File systems are typically implemented in a modular or layered structure, which creates logical boundaries.

  • The lowest level is comprised of the devices, such as hard drive, tapes and CD-ROM devices … the hardware or iron layer.
  • The I/O control layer consists of device drivers and interrupt handlers which manage the bridge between the main memory and the devices.
  • The basic file system issues generic commands to the device drivers to read and write physical blocks of data from the devices. In addition the layer is also responsible for the caches that hold the various file system blocks.
  • The file organization module is aware of files and  their logical and physical blocks. The layer maps or translates logical to physical and vice versa, as well as tracking unallocated blocks.
  • Bit Vector is a free-space list, implemented as a bit map or bit vector, which tracks “free” blocks.
  • Finally, the logical file system is the interface of the application and manages the metadata information, such as file system structures and file control blocks (FCB).

File System Puzzles

  • Boot control block … contains information needed by the operating system to boot.
    • Boot block in UFS
    • Partition boot sector in NTFS
  • Volume control block … contains volume information such as size of blocks, number of blocks.
    • Superblock in UFS
    • Master file table (MFT) in NTFS
  • Directory structure … used to organize files.
    • Includes file names and inode numbers on UFS.
    • Included in MFT in NTFS.
  • In-memory (cached) structures
    • Mount table … contains information about mounted volumes.
    • System wide open file table … contains a copy of the file control block (FCB) of each open file.
    • Per process open-file table … contains pointer to system tables for open files for the associated process.

Directory Puzzles

Two of the possible directory allocation and directory management algorithms are:

  • Linear list implementation … linear list of file names with pointers to data blocks.
    • Advantage
      • Simple
    • Disadvantage
      • Finding an entry requires a linear (slow) search
      • Using sorted or tree data structures can improve performance
  • Hash table implementation … hash table is used for the data structure.
    • Advantage
      • Quicker to search
    • Disadvantage
      • Need to provision for hash table collisions
      • Hash tables are generally fixed size

Allocation Strategies

lastly, let’s summarise some of the main allocation algorithms:

  • Contiguous Allocation … each file occupies a contiguous area of blocks on the disk.
    • Advantages
      • Easy and quick access
      • Great if files are accessed sequentially and files are small
    • Disadvantages
      • Finding space for a new file
      • External fragmentation
    • Inserting a block at the beginning
      - 1x write of the new block
      - 5x reads of the existing file
      - 5x writes to the new file
      --> 11x I/O operations in total
    • Inserting a block in the middle (after 3) … assuming we have enough space after the file
      - Go to 4th location, where new block will be inserted
      - 2x reads of the existing file
      - 1x write of new block
      - 2x writes to the new file
      --> 5x I/O operations in total
  • Linked Allocation … each file consists of a linked list of disk blocks.

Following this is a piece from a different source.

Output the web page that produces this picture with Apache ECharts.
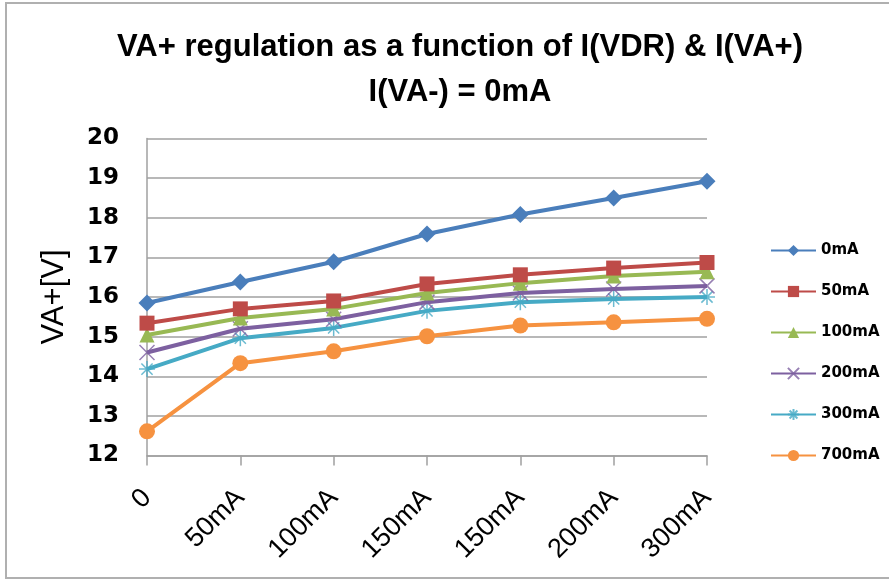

The directory contains a pointer to the first and last block of the file.
     
    • Advantages
      • File size need not be known up front
      • Finding space for new or growing files  is easier
      • Great for large file that are accessed sequentially
    • Disadvantages
      • Effective only for sequential access files
      • Pointers require space, which result in lost data space area
      • Reliability … loose one pointer and file is corrupt
    • Inserting a block at the beginning
      - 1x write of the new block, with pointer to original first block
      - Update directory information to point to new block
      --> 1x I/O operations in total
    • Inserting a block in the middle (after 3)
      - 3x reads of the existing block
      - 1x write of new block, with pointer to block 4
      - 1x write of block 3 with new pointer to new block
      --> 5x I/O operations in total
  • Indexed Allocation … each file has one or more index blocks, which contain pointers to disk blocks. 
    • Advantages
      • No excessive external fragmentation
      • File size need not be known up front
      • Finding space for new or growing files  is easier
      • Great for files are are large and accessed randomly
    • Disadvantages
      • Pointer overhead, as with linked allocation
    • Inserting a block at the beginning
      - 1x write of new block
      - Update index block in memory
      --> 1x I/O operations in total
    • Inserting a block in the middle (after 3) - 1x write of new block
      - Update index block in memory
      --> 1x I/O operations in total
  • Linked scheme … linked index blocks, in other words, it is indexed allocation with two or more index blocks.
  • Multi-Level Index … first index block points to multiple index blocks.
    • Maximum size of files = ( block size / pointer size ) * blocksize
    • Example:
      - 1 block = 8192, 1 pointer = 4 bytes and using  two level index:
           --> (8192/4) = 2048 index entries
           --> 2 level = 2048 * 2048 = 4,194,304
           --> 4,194,304 * 8192 = 34.4 GB

Other Notes

  • Recovery
    • Consistency checker … system program (chkdsk) that validates and repairs disk structures inconsistencies
    • Full backup … backup of all files from disk
    • Incremental backup … backup of all files that have changed
  • Mounted File Systems
    • Mounting the same file system in multiple locations could result in multiple paths to the same file … confusing
  • VFS Layer
    • Virtual file system
    • Introduces a layer of indirection in the file system, separating file system generic operations from the actual implementation.

The next batch of explorations will focus on security and “protection” … may the lock-down begin.